**WRITTEN PROBLEM**
Go through the entries below and count the lines holding the word "this". Reply with only the number, please.

-------- DATASET ENTRIES --------

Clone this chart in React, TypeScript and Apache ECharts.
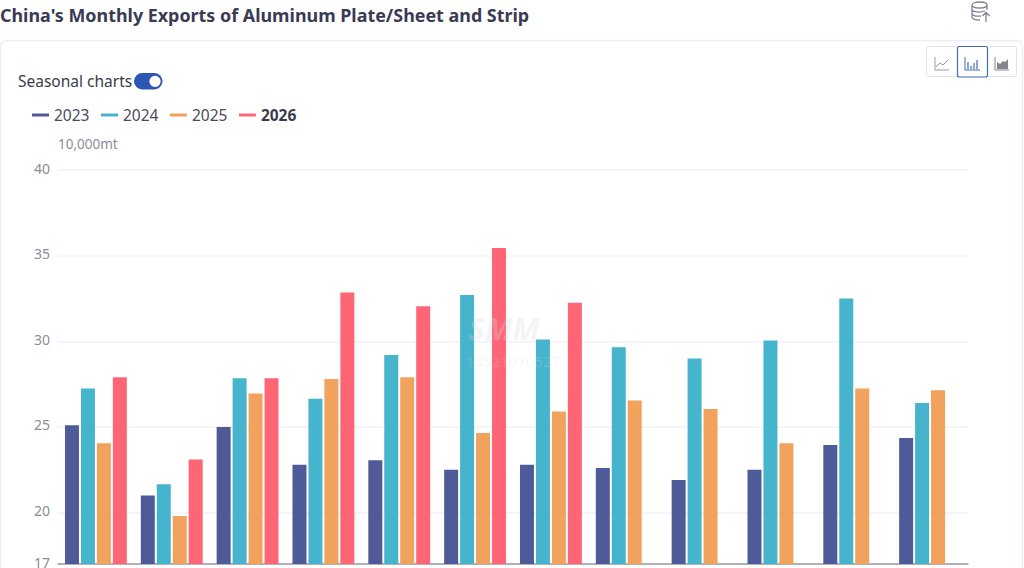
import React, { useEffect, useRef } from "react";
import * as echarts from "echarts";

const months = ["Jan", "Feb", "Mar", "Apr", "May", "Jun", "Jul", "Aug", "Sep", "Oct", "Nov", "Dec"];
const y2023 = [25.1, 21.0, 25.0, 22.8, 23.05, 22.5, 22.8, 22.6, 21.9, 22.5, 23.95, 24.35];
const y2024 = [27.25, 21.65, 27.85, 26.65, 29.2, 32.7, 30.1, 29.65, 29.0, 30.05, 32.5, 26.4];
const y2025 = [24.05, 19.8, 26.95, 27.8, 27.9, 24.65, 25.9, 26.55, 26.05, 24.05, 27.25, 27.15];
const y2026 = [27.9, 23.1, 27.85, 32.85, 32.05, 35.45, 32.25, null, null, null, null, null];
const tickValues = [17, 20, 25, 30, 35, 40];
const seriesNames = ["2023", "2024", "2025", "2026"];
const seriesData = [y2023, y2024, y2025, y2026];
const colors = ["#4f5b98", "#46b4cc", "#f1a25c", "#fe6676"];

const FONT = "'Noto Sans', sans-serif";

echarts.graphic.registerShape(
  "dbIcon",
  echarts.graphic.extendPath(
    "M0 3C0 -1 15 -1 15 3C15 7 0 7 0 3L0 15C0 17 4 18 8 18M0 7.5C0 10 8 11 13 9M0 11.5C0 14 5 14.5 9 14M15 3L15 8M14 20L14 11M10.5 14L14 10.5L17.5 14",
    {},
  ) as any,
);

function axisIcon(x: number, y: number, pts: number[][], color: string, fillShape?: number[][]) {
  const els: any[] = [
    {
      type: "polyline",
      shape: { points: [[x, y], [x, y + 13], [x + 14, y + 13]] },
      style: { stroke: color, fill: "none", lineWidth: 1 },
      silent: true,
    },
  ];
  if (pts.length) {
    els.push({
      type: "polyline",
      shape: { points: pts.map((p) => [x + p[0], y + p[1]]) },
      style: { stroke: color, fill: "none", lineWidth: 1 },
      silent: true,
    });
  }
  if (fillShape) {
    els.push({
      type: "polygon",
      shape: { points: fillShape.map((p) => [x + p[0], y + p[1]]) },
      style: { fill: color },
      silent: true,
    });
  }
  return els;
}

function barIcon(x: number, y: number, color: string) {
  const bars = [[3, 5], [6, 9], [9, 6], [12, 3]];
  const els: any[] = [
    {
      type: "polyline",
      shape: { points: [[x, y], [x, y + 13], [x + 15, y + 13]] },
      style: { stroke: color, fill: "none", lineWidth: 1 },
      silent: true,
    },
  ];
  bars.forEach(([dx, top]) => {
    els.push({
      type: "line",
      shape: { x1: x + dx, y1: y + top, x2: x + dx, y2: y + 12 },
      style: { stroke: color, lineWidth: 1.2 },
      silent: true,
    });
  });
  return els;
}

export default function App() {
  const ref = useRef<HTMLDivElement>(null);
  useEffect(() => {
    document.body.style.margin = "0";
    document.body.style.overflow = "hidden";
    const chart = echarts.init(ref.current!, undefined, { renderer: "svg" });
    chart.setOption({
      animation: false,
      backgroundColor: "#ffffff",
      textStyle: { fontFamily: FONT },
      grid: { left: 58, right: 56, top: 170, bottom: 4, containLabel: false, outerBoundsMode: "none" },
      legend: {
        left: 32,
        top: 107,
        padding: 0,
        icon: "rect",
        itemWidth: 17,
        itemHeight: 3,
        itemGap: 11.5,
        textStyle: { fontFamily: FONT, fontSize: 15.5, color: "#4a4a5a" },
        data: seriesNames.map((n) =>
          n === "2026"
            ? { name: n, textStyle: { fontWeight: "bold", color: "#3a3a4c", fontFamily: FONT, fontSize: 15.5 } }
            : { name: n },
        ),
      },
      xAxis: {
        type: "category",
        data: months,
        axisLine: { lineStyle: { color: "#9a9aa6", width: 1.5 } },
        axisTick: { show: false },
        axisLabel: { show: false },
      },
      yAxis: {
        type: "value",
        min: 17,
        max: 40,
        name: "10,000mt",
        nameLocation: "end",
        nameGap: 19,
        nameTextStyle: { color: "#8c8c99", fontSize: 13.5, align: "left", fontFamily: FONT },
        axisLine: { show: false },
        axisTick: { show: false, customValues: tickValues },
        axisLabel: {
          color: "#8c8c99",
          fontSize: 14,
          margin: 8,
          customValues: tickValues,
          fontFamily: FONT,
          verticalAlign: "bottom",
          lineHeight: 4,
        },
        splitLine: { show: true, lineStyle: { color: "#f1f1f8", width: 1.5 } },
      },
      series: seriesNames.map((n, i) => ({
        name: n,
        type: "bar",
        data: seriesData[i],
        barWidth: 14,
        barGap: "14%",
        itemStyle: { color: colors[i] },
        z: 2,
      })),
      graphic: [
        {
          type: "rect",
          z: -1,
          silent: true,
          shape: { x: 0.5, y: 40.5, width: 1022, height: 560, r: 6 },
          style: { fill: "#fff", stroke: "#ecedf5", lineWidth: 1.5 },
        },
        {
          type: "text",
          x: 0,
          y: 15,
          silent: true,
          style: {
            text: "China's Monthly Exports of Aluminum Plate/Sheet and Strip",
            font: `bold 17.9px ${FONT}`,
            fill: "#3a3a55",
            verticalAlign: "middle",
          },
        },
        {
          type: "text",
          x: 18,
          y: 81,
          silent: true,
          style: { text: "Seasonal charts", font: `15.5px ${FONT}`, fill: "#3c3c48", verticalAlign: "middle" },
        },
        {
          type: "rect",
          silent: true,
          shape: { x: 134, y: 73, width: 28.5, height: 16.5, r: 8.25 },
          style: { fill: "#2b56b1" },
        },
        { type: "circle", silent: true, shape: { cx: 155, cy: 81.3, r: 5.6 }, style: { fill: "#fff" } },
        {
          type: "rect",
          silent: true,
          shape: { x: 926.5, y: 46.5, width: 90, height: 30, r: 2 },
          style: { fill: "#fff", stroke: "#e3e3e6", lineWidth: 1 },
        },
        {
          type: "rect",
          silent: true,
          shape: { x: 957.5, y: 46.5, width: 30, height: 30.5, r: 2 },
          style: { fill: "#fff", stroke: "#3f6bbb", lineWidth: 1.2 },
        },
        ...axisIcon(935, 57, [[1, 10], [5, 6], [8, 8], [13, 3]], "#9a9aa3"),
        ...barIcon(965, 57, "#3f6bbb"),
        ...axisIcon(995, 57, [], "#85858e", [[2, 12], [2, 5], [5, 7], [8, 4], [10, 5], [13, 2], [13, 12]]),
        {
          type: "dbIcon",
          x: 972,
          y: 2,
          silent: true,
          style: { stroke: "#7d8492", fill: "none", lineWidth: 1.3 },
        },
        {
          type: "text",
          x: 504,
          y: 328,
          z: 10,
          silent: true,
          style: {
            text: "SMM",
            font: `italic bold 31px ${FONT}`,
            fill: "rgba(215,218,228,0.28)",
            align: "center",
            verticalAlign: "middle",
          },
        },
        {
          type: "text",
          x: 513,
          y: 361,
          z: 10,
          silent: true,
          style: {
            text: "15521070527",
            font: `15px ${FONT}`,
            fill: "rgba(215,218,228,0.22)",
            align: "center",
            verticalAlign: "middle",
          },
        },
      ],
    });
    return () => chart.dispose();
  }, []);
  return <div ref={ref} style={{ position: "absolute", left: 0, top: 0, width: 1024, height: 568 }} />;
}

--------
-------- DATASET ENTRIES --------

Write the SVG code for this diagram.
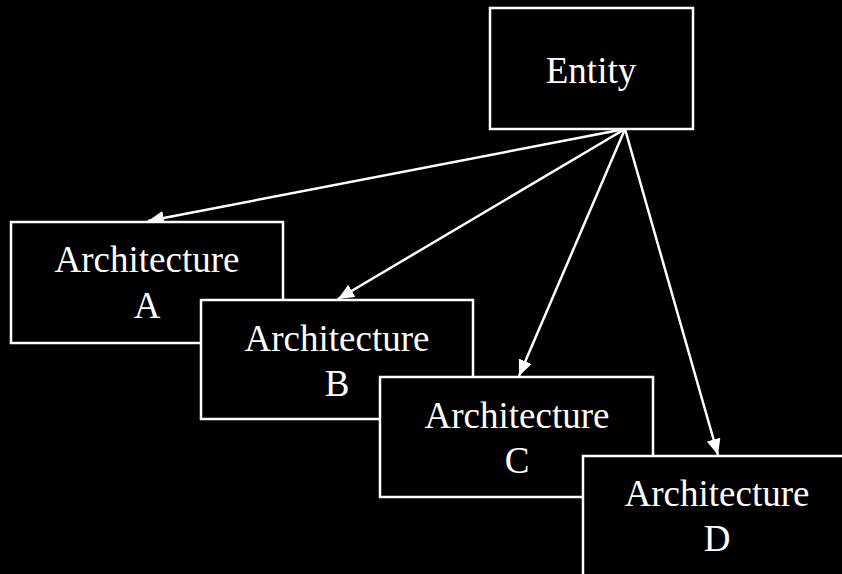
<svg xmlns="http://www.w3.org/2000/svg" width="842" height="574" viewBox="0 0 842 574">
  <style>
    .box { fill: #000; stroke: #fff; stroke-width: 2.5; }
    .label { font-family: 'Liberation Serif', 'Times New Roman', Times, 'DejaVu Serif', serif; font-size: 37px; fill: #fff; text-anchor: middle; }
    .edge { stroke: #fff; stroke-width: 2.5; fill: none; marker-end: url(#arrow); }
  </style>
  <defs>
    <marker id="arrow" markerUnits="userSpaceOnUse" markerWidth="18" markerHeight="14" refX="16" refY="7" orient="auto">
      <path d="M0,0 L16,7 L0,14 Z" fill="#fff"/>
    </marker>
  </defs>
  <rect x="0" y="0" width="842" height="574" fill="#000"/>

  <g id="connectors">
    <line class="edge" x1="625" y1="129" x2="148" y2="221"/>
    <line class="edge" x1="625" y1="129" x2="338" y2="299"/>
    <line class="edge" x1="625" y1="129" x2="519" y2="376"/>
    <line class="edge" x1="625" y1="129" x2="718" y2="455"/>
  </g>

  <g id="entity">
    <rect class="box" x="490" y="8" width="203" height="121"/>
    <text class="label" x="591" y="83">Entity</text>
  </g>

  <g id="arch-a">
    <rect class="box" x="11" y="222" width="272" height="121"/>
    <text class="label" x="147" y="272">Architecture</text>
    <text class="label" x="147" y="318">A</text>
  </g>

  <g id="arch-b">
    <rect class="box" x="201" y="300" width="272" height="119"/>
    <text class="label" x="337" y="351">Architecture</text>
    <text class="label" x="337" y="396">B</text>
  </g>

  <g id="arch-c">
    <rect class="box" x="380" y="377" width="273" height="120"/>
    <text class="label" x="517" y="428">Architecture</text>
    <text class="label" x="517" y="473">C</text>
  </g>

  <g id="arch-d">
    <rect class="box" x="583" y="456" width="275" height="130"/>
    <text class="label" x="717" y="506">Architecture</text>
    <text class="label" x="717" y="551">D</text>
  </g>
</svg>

--------
-------- DATASET ENTRIES --------

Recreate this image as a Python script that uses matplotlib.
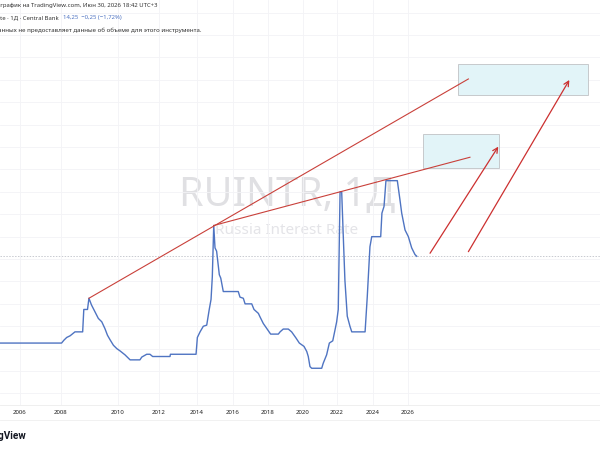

--------

**FINISHED TASK**
3